Nasihat untuk bekerja dengan ikhlas dan percaya hasil akan datang sendiri terdengar mulia, tetapi hal itu bisa membungkam perjuangan. Perempuan sering diajarkan untuk cukup bekerja keras tanpa banyak bicara atau menuntut haknya. Hal itu bisa membuat usaha mereka dianggap wajar-wajar saja, tanpa apresiasi yang layak.
Padahal, selain kerja keras, perempuan juga perlu ruang untuk dihargai dan diakui secara nyata. Mengandalkan keikhlasan saja tidak cukup jika sistemnya tidak adil. Mengangkat suara dan memperjuangkan hak bukan berarti tidak ikhlas, tetapi bentuk keberanian melawan ketimpangan.

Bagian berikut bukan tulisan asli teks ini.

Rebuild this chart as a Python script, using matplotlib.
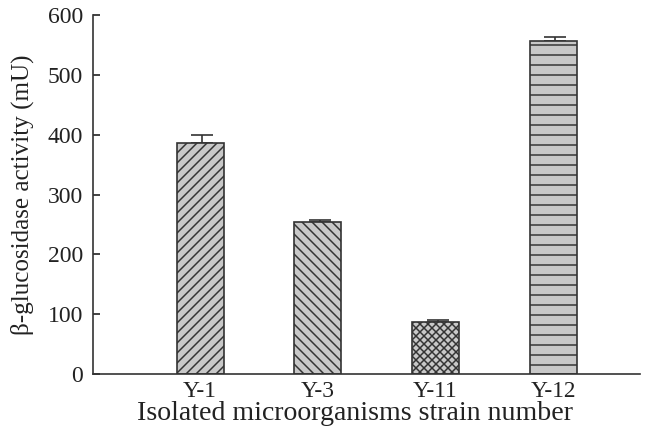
import matplotlib
matplotlib.use("Agg")
import matplotlib.pyplot as plt

strains = ["Y-1", "Y-3", "Y-11", "Y-12"]
activity = [386, 254, 87, 557]
err_up = [13, 4, 4, 7]
hatches = ["////", "\\\\\\\\", "xxxxx", "--"]

plt.rcParams['font.family'] = ['Liberation Serif', 'DejaVu Serif']
plt.rcParams['hatch.linewidth'] = 0.9
plt.rcParams['hatch.color'] = '#333333'

fig = plt.figure(figsize=(5.5, 3.6), dpi=120)
ax = fig.add_axes([0.141, 0.134, 0.829, 0.831])

x = [1, 2, 3, 4]
for xi, v, e, h in zip(x, activity, err_up, hatches):
    ax.errorbar(xi + 0.02, v, yerr=[[0], [e]], fmt='none', ecolor='#333333',
                elinewidth=1.0, capsize=6.5, capthick=1.0, zorder=1)
    ax.bar(xi, v, width=0.4, color='#c8c8c8', edgecolor='#333333',
           linewidth=1.0, hatch=h, zorder=2)

ax.set_xlim(0.09, 4.74)
ax.set_ylim(0, 600)
ax.set_yticks(range(0, 601, 100))
ax.set_xticks(x)
ax.set_xticklabels(strains)
ax.tick_params(axis='y', direction='in', length=4, width=1.0, labelsize=14.2, pad=6, colors='#222222')
ax.tick_params(axis='x', length=0, labelsize=14, pad=4, colors='#222222')
for s in ['top', 'right']:
    ax.spines[s].set_visible(False)
for s in ['left', 'bottom']:
    ax.spines[s].set_linewidth(1.0)
    ax.spines[s].set_color('#333333')

ax.set_xlabel("Isolated microorganisms strain number", fontsize=16.7, color='#222222')
ax.set_ylabel("β-glucosidase activity (mU)", fontsize=15.1, color='#222222')
ax.xaxis.set_label_coords(0.479, -0.075)
ax.yaxis.set_label_coords(-0.108, 0.5)

fig.savefig("out.png", dpi=120)
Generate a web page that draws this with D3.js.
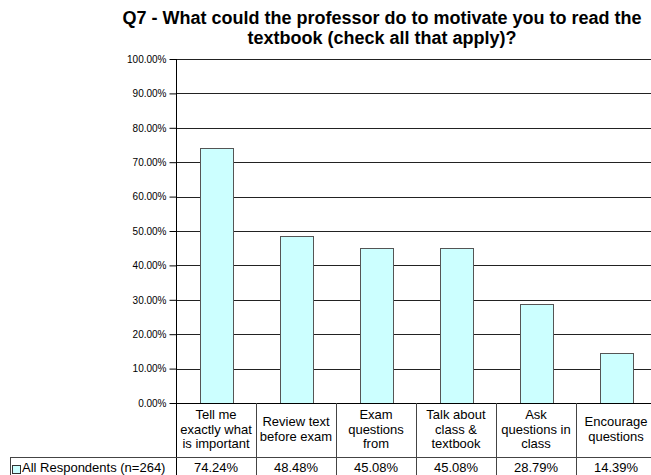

4. “Pilih kerja yang tetap bisa urus rumah, ya!"
Saran agar perempuan memilih pekerjaan yang tidak mengganggu urusan rumah tangga terdengar masuk akal, tetapi sebenarnya membatasi. Perempuan seperti dibebani dua peran sekaligus, dengan tekanan utama tetap ada di ranah rumah tangga. Akibatnya, pilihan karier jadi sempit karena harus selalu disesuaikan dengan tugas rumah.
Padahal tanggung jawab rumah bukan hanya milik perempuan. Semua orang dalam keluarga bisa berbagi peran, termasuk soal urusan rumah tangga. Perempuan juga punya hak memilih pekerjaan sesuai minat dan potensi, bukan semata-mata yang cukup fleksibel untuk mengurus rumah.
5. “Perempuan sukses harus tetap rendah hati, jangan bikin orang lain minder.”
Nasihat agar perempuan sukses selalu tampil rendah hati sering terdengar manis, tetapi bisa jadi cara untuk mengecilkan pencapaiannya. Perempuan diminta untuk tidak terlalu menonjol, seolah keberhasilannya bisa mengganggu kenyamanan orang lain. Akibatnya, banyak yang memilih merendah terus-menerus, meski sebenarnya punya prestasi besar.
Padahal menunjukkan keberhasilan bukan berarti sombong. Setiap orang berhak bangga atas usahanya, termasuk perempuan. Jika terus diminta menyembunyikan pencapaian, lama-lama keberhasilan perempuan tidak akan terlihat dan dihargai dengan layak.
Nasihat yang terdengar peduli belum tentu benar-benar mendukung pertumbuhan perempuan. Terkadang justru memperkuat batas tak terlihat yang menghambat langkah mereka. Sehingga penting bagi perempuan untuk menyaring setiap nasihat dengan sadar agar bisa tetap berkembang tanpa dibebani mindset patriarki.